You're on the right track by asking yourself "what activities or actions are the characters likely to take?" and concentrating your efforts there first. In some broader sense this boils down to "what is my game about?"
But an equally important question (and one that needs to be considered simultaneously) is "who are the characters and what makes them special?" Apocalypse World does a very good job of building barriers around the key character concepts, at least when the game starts. You might be the hardest hardass, but you'll never be as good at killing people straight out of the gate as the Gunlugger (with his 2-armor and boatload of high-damage weapons from the jump). And the Gunlugger might be hard, but when it comes to talking his way into (or out of) a situation, he can't hold a candle to the Skinner. And while both are Weird, the Hocus and the Brainer both feel very different, partly because of gear and partly because of tone. Yes, the Brainer can get a cult as an advancement, but it's not the same, and will still feel different.
So, if this is a "scavenging through the ruined carcass of a collapsed civilization" game, you might want to give some thought to the kinds of playbooks you want to include. Once you've done that, you'll want to think about ways to more clearly distinguish their roles, and this is what will lead you to creating moves that will capture the theme more distinctly. What is involved in scavenging? What are the dangers? Can anyone do it, or is it elaborate suicide to go into crumbling ruins without a trusty Engineer by your side? Can the RatBoy get in and out just as easily, and if so, how does that work? And once you have the goods, will having a dedicated Fence help you turn those scavenged items into something useful? With whom might you be trading, and are they violent enough that having a Hulk around to dissuade any funny business might be handy? You talk about managing resources - does every really successful team have a dedicated Mom whose role is conserving what you have and finding new and inventive ways to stretch those resources?
It sounds like the environment is going to be one of the major threats in your game, so you need to come up with ways that characters with different strengths can handle those threats in ways that are successful. This is why Dungeon World's defy danger is written the way it is - so long as you can come up with a fictionally appropriate justification, you can use whatever stat you need. In Apocalypse World, it's why so many playbooks offer stat substitution moves for act under fire, because if they didn't, Battlebabes and Operators would be the only ones really good at doing generically dangerous stuff. So if you're going to break "do dangerous stuff" up into multiple moves that hit different stats, make sure that all of the characters have access to at least some of them.

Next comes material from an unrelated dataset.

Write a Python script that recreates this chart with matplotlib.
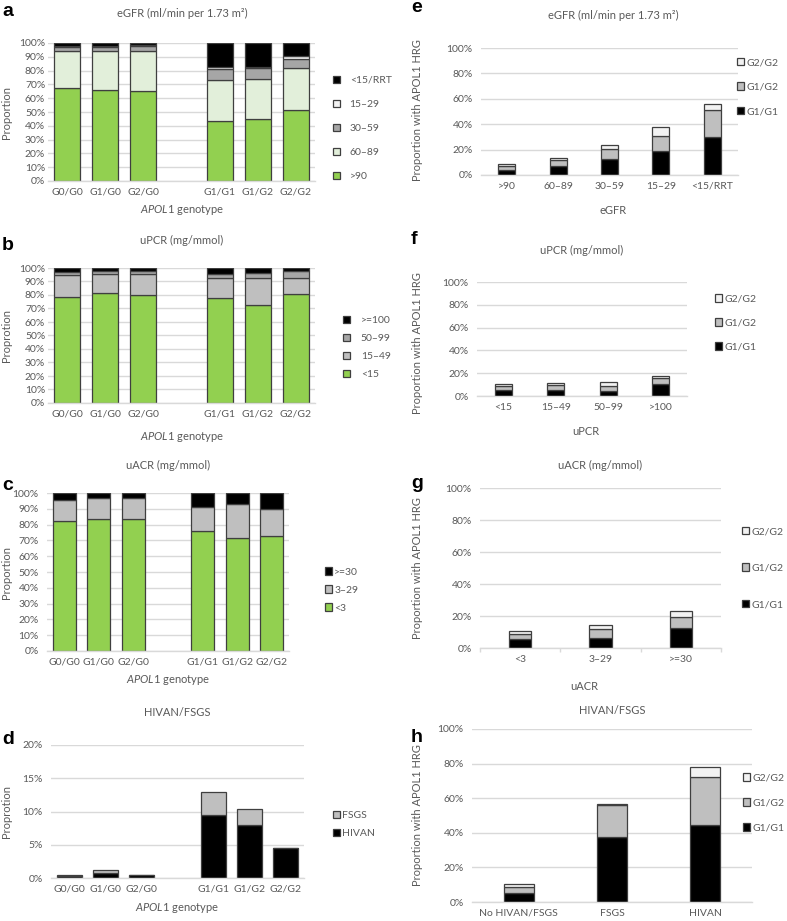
"""
    plot.py

    APOL1 genotype vs kidney outcome, stacked proportion bars (panels a-h)
"""

import matplotlib
matplotlib.use('Agg')
from matplotlib import pyplot as plt
from matplotlib.patches import Patch

plt.rcParams['font.family'] = ['Lato', 'DejaVu Sans']
plt.rcParams['mathtext.fontset'] = 'custom'
plt.rcParams['mathtext.rm'] = 'Lato'
plt.rcParams['mathtext.it'] = 'Lato:italic'

# ---- data (percent) ----
genotypes = ['G0/G0', 'G1/G0', 'G2/G0', 'G1/G1', 'G1/G2', 'G2/G2']
geno_pos = [0, 1, 2, 4, 5, 6]

# a: eGFR by genotype
egfr_gt90 = [67.1, 65.9, 64.9, 43.3, 44.8, 51.1]
egfr_60_89 = [27.0, 28.5, 29.1, 29.8, 29.3, 30.5]
egfr_30_59 = [3.1, 2.6, 3.5, 7.8, 7.5, 6.8]
egfr_15_29 = [0.4, 0.6, 0.9, 1.4, 1.0, 2.2]
egfr_lt15 = [2.4, 2.4, 1.6, 17.7, 17.4, 9.4]

# b: uPCR by genotype
upcr_lt15 = [78.8, 81.5, 80.2, 78.0, 72.8, 80.7]
upcr_15_49 = [15.8, 14.1, 15.4, 14.8, 19.8, 12.1]
upcr_50_99 = [2.7, 2.4, 2.2, 2.8, 3.7, 4.7]
upcr_ge100 = [2.7, 2.0, 2.2, 4.4, 3.7, 2.5]

# c: uACR by genotype
uacr_lt3 = [82.5, 83.5, 83.3, 76.2, 71.5, 72.8]
uacr_3_29 = [13.3, 13.5, 13.7, 15.2, 21.5, 16.9]
uacr_ge30 = [4.2, 3.0, 3.0, 8.6, 7.0, 10.3]

# d: HIVAN/FSGS by genotype
hivan = [0.3, 0.7, 0.45, 9.4, 8.0, 4.5]
fsgs = [0.15, 0.45, 0.0, 3.5, 2.4, 0.0]

# e-h: proportion with APOL1 high-risk genotype
egfr_groups = ['>90', '60–89', '30–59', '15–29', '<15/RRT']
e_g1g1 = [4.2, 7.1, 12.3, 19.1, 29.6]
e_g1g2 = [3.1, 4.4, 8.1, 11.8, 21.4]
e_g2g2 = [1.3, 1.9, 3.2, 6.8, 4.8]

upcr_groups = ['<15', '15–49', '50–99', '>100']
f_g1g1 = [5.5, 5.6, 4.7, 10.9]
f_g1g2 = [3.5, 4.4, 4.4, 5.2]
f_g2g2 = [1.5, 1.4, 3.2, 1.8]

uacr_groups = ['<3', '3–29', '>=30']
g_g1g1 = [5.6, 6.25, 12.5]
g_g1g2 = [3.1, 5.6, 6.7]
g_g2g2 = [1.7, 2.3, 4.1]

dis_groups = ['No HIVAN/FSGS', 'FSGS', 'HIVAN']
h_g1g1 = [5.2, 37.7, 44.5]
h_g1g2 = [3.5, 18.4, 27.6]
h_g2g2 = [1.9, 0.3, 5.8]

# ---- style ----
W, H = 787, 921
TXT = '#595959'
GRID = '#D9D9D9'
EDGE = '#3F3F3F'
FS = 7.5
GREEN = '#92D050'
PALE = '#E2EFDA'
MID = '#A6A6A6'
LIGHT = '#BFBFBF'
WHITE = '#F2F2F2'
BLACK = '#000000'

fig = plt.figure(figsize = (W / 100, H / 100), dpi = 100)


def make_ax(l, t, r, b):
    return fig.add_axes([l / W, 1 - b / H, (r - l) / W, (b - t) / H])


def style(ax, ymax, step, ypad, n):
    ax.set_ylim(0, ymax)
    ticks = list(range(0, ymax + 1, step))
    ax.set_yticks(ticks)
    ax.set_yticklabels(['%d%%' % t for t in ticks])
    ax.set_xlim(-0.5, n - 0.5)
    ax.grid(axis = 'y', color = GRID, lw = 1.0)
    ax.set_axisbelow(True)
    for s in ['top', 'right', 'left']:
        ax.spines[s].set_visible(False)
    ax.spines['bottom'].set_color(GRID)
    ax.spines['bottom'].set_linewidth(1.0)
    ax.tick_params(length = 0, labelsize = FS, colors = TXT)
    ax.tick_params(axis = 'y', pad = ypad)
    ax.tick_params(axis = 'x', pad = 5)


def stack(ax, x, series, colors, width):
    bottom = [0.0] * len(x)
    for vals, c in zip(series, colors):
        ax.bar(x, vals, width, bottom = bottom, color = c, edgecolor = EDGE, lw = 0.9)
        bottom = [b + v for b, v in zip(bottom, vals)]


def legend(ax, labels, colors, x, yc, spacing, pad):
    handles = [Patch(facecolor = c, edgecolor = EDGE, lw = 0.9) for c in colors]
    fs_px = FS * 100 / 72
    ax.legend(handles, labels, loc = 'center left', bbox_to_anchor = (x / W, 1 - yc / H),
              bbox_transform = fig.transFigure, frameon = False, borderpad = 0,
              borderaxespad = 0, handlelength = 0.7, handleheight = 0.7,
              handletextpad = pad, labelspacing = (spacing - fs_px) / fs_px,
              fontsize = FS, labelcolor = TXT)


def label(x, y, s, **kw):
    kw.setdefault('color', TXT)
    kw.setdefault('fontsize', FS + 0.5)
    fig.text(x / W, 1 - y / H, s, ha = 'center', va = 'center', **kw)


def letter(x, y, s):
    fig.text(x / W, 1 - y / H, s, ha = 'left', va = 'center', fontsize = 14,
             fontweight = 'bold', family = ['Liberation Sans'])


genolab = r'$\mathit{APOL1}$ genotype'

# a
ax = make_ax(48, 43, 315, 181)
stack(ax, geno_pos, [egfr_gt90, egfr_60_89, egfr_30_59, egfr_15_29, egfr_lt15],
      [GREEN, PALE, MID, WHITE, BLACK], 0.68)
style(ax, 100, 10, 2, 7)
ax.set_xticks(geno_pos)
ax.set_xticklabels(genotypes)
legend(ax, ['<15/RRT', '15–29', '30–59', '60–89', '>90'],
       [BLACK, WHITE, MID, PALE, GREEN], 333, 128.5, 25.2, 0.9)
label(182, 13, 'eGFR (ml/min per 1.73 m²)')
label(182, 210, genolab)
label(7, 112, 'Proportion', rotation = 90)
letter(2, 12, 'a')

# b
ax = make_ax(48, 268, 315, 403)
stack(ax, geno_pos, [upcr_lt15, upcr_15_49, upcr_50_99, upcr_ge100],
      [GREEN, LIGHT, MID, BLACK], 0.68)
style(ax, 100, 10, 2, 7)
ax.set_xticks(geno_pos)
ax.set_xticklabels(genotypes)
legend(ax, ['>=100', '50–99', '15–49', '<15'],
       [BLACK, MID, LIGHT, GREEN], 343, 347.5, 19, 1.0)
label(182, 240, 'uPCR (mg/mmol)')
label(182, 437, genolab)
label(7, 335, 'Proprotion', rotation = 90)
letter(2, 245, 'b')

# c
ax = make_ax(47, 493, 289, 651)
stack(ax, geno_pos, [uacr_lt3, uacr_3_29, uacr_ge30], [GREEN, LIGHT, BLACK], 0.67)
style(ax, 100, 10, 6, 7)
ax.set_xticks(geno_pos)
ax.set_xticklabels(genotypes)
legend(ax, ['>=30', '3–29', '<3'], [BLACK, LIGHT, GREEN], 325, 590, 19, 0.2)
label(168, 465, 'uACR (mg/mmol)')
label(168, 680, genolab)
label(7, 572, 'Proportion', rotation = 90)
letter(2, 485, 'c')

# d
ax = make_ax(51, 745, 304, 878)
stack(ax, geno_pos, [hivan, fsgs], [BLACK, LIGHT], 0.69)
style(ax, 20, 5, 6, 7)
ax.set_xticks(geno_pos)
ax.set_xticklabels(genotypes)
legend(ax, ['FSGS', 'HIVAN'], [LIGHT, BLACK], 333, 824.5, 19, 0.2)
label(177, 712, 'HIVAN/FSGS')
label(177, 908, genolab)
label(7, 812, 'Proprotion', rotation = 90)
letter(2, 739, 'd')

hrg_labels = ['G2/G2', 'G1/G2', 'G1/G1']
hrg_colors = [WHITE, LIGHT, BLACK]

# e
ax = make_ax(481, 48, 738, 175)
x = range(len(egfr_groups))
stack(ax, x, [e_g1g1, e_g1g2, e_g2g2], [BLACK, LIGHT, WHITE], 0.33)
style(ax, 100, 20, 6, len(egfr_groups))
ax.set_xticks(x)
ax.set_xticklabels(egfr_groups)
legend(ax, hrg_labels, hrg_colors, 737, 87, 25.5, 0.2)
label(613, 15, 'eGFR (ml/min per 1.73 m²)')
label(613, 210, 'eGFR')
label(418, 110, 'Proportion with APOL1 HRG', rotation = 90)
letter(411, 8, 'e')

# f
ax = make_ax(477, 282, 687, 396)
x = range(len(upcr_groups))
stack(ax, x, [f_g1g1, f_g1g2, f_g2g2], [BLACK, LIGHT, WHITE], 0.32)
style(ax, 100, 20, 6, len(upcr_groups))
ax.set_xticks(x)
ax.set_xticklabels(upcr_groups)
legend(ax, hrg_labels, hrg_colors, 715, 323, 25, 0.2)
label(582, 250, 'uPCR (mg/mmol)')
label(586, 431, 'uPCR')
label(418, 343, 'Proportion with APOL1 HRG', rotation = 90)
letter(411, 240, 'f')

# g
ax = make_ax(480, 488, 721, 648)
x = range(len(uacr_groups))
stack(ax, x, [g_g1g1, g_g1g2, g_g2g2], [BLACK, LIGHT, WHITE], 0.28)
style(ax, 100, 20, 6, len(uacr_groups))
ax.set_xticks(x)
ax.set_xticklabels(uacr_groups)
ax.set_xticks([i - 0.5 for i in range(len(uacr_groups) + 1)], minor = True)
ax.tick_params(axis = 'x', which = 'minor', length = 3, color = GRID, width = 1.0)
legend(ax, hrg_labels, hrg_colors, 742, 568, 37.5, 0.2)
label(600, 465, 'uACR (mg/mmol)')
label(584, 686, 'uACR')
label(418, 568, 'Proportion with APOL1 HRG', rotation = 90)
letter(411, 483, 'g')

# h
ax = make_ax(472, 729, 752, 902)
x = range(len(dis_groups))
stack(ax, x, [h_g1g1, h_g1g2, h_g2g2], [BLACK, LIGHT, WHITE], 0.32)
style(ax, 100, 20, 6, len(dis_groups))
ax.set_xticks(x)
ax.set_xticklabels(dis_groups)
legend(ax, hrg_labels, hrg_colors, 743, 803, 26, 0.2)
label(612, 710, 'HIVAN/FSGS')
label(418, 815, 'Proportion with APOL1 HRG', rotation = 90)
letter(411, 737, 'h')

fig.savefig('out.png', dpi = 100)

The other thing to keep in mind is that ultimately you will want to distill the basic moves down to the barest minimum, and further that those moves are all going to come up for all of the characters. Make sure that your moves aren't so numerous that there are some that never get used (or get used only by one character type). Essentially, the basic moves are there to cover the stuff that comes up all the time. That's why generic social interaction moves (like manipulate) and generic "do dangerous stuff" moves (like act under fire) are so key - they'll get used repeatedly throughout the session by everybody.